I know a lot of people think differently about stuff like this. I am of the mind that both parties need to express, out loud, to each other, what a circumstance is in order to make it official. A spoken contract essentially. You can kiss someone many times, but if you don’t actually say “You are my exclusive mate.” that leaves room for shenanigins. Basically I value explicit communication of a state of being. Like, you can go on a date, but not be dating. In my opinion it’s important for both parties to know where things stand and that generally requires verbal communication. Some people might think “we had sex therefore we are dating” but that’s not the case for everyone. So you need to spell it out for the ones who need it.

Anyway, I would like to explicitly state that I need support for me work & would appreciate it if you did so via the links above. If the support can’t take the form of monetary support, or lavish gifts, I will also accept lots of public praise and attention that will draw in more support. Just to be clear about everything. XD

11 Comments

I hope that the next strip makes clear in which sort of safety Nina is concerned about for this date. She doesn’t seem to regard Ed as dangerous as such.

Well, they still are coworkers. Just because the staff are getting relaxed about the romantic branches of their social network is no reason to get careless.

Between Failures is a constant joy and well worth the read.

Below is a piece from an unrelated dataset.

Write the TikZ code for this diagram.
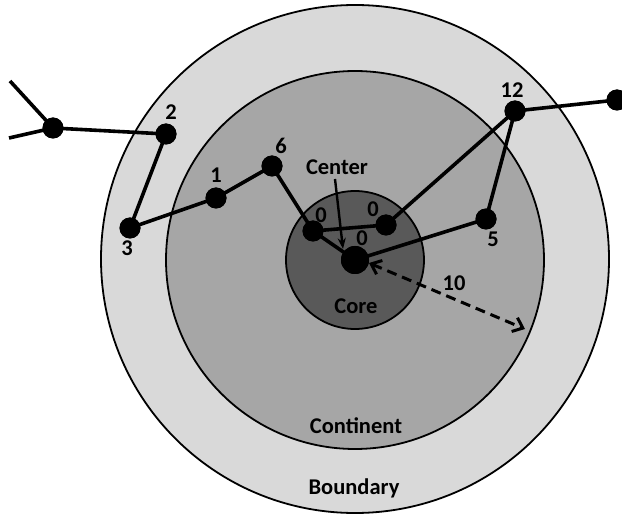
\documentclass[tikz,border=0pt]{standalone}
\usepackage{fontspec}
\setmainfont{Carlito}
\usetikzlibrary{arrows.meta}
\definecolor{ringout}{HTML}{D9D9D9}
\definecolor{ringmid}{HTML}{A6A6A6}
\definecolor{ringcore}{HTML}{595959}
\begin{document}
\begin{tikzpicture}[x=1pt,y=-1pt,
  zone/.style={draw=black,line width=1.8pt},
  dot/.style={circle,fill=black,inner sep=0pt,minimum size=21pt},
  bigdot/.style={circle,fill=black,inner sep=0pt,minimum size=28pt},
  link/.style={line width=3.6pt},
  lbl/.style={font=\fontsize{22.5}{26}\selectfont\bfseries,inner sep=0pt}]
\useasboundingbox (0,0) rectangle (622,516);
\fill[white] (0,0) rectangle (622,516);
% zones
\draw[zone,fill=ringout] (355,259) circle[radius=254];
\draw[zone,fill=ringmid] (355,260) circle[radius=189];
\draw[zone,fill=ringcore] (355,260) circle[radius=69];
% nodes
\node[dot] (L) at (53,128) {};
\coordinate (L1) at (10,81);
\coordinate (L2) at (9,138);
\node[dot] (n2) at (166,134) {};
\node[dot] (n3) at (130,228) {};
\node[dot] (n1) at (216,198) {};
\node[dot] (n6) at (272,166) {};
\node[dot] (a0) at (313,231) {};
\node[dot] (b0) at (386,225) {};
\node[bigdot] (c0) at (355,260) {};
\node[dot] (n5) at (486,219) {};
\node[dot] (n12) at (515,111) {};
\node[dot] (R) at (617,100) {};
\coordinate (tip) at (525,329);
% links
\draw[link] (L1) -- (L.center);
\draw[link] (L2) -- (L.center);
\draw[link] (L.center) -- (n2.center);
\draw[link] (n2.center) -- (n3.center);
\draw[link] (n3.center) -- (n1.center);
\draw[link] (n1.center) -- (n6.center);
\draw[link] (n6.center) -- (a0.center);
\draw[link] (a0.center) -- (b0.center);
\draw[link] (a0.center) -- (c0.center);
\draw[link] (b0.center) -- (n12.center);
\draw[link] (n12.center) -- (n5.center);
\draw[link] (n12.center) -- (R.center);
\draw[link] (n5.center) -- (c0.center);
% redraw dots on top
\foreach \n in {L,n2,n3,n1,n6,a0,b0,n5,n12,R} \fill (\n) circle[radius=10.5];
\fill (c0) circle[radius=14];
% labels
\node[lbl] (t2) at (171,112) {2};
\node[lbl] (t3) at (127,248) {3};
\node[lbl] (t1) at (216,175) {1};
\node[lbl] (t6) at (281,146) {6};
\node[lbl] (ta) at (321,215) {0};
\node[lbl] (tb) at (373,209) {0};
\node[lbl] (tc) at (362,238) {0};
\node[lbl] (t5) at (493,239) {5};
\node[lbl] (t12) at (512,90) {12};
\node[lbl] (center) at (337,167) {Center};
\node[lbl] (core) at (356,306) {Core};
\node[lbl] (ten) at (454,283) {10};
\node[lbl] (cont) at (356,426) {Continent};
\node[lbl] (bound) at (354,488) {Boundary};
% arrows
\draw[line width=2.4pt,-{Stealth[length=11pt,width=8pt]}] (335,179) -- (343,249);
\draw[line width=3pt,dash pattern=on 10pt off 6pt,{Straight Barb[length=9pt,width=15pt,line width=3pt]}-{Straight Barb[length=9pt,width=15pt,line width=3pt]}] (c0.center) ++(14,3) -- (tip);
\end{tikzpicture}
\end{document}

In an era where webcartoonists are flaking out and getting “real jobs,” or just abandoning work after extended hiatuses, Between Failures stands as a shining example of regular updates and quality material.

…I hope that’s sufficiently public praise.

I’ve come the realization that if I were to find a woman of Nina’s size compared to me, I’d need to find a woman that is at least 6’5 and that is a lot of woman.

Re: your comment about being clear with each other…

There are far too many people
(& I’m explicitly omitting gender, since this applies to both)
…who get so very uncomfortable with the prospect of saying things out loud that they leave essential details unspoken, & hope that the actions of the other person will clearly convey the rest of the unspoken contract.
Relationships which are built on a foundation of “telepathy” are simply not stable enough for the long term.
Any argument which starts with “…you should’ve known…”, or even “…I thought that you…”, is a HUGE red flag.
I’m not saying that it’s a deal-breaker, but it’s a clear sign that communication needs to be worked out better.

Romances need to start by communicating and getting to know each other. I’m not saying that there can’t be an initial attraction, but you need to hold passion back until you do know each other. Starting a relationship otherwise risks disaster.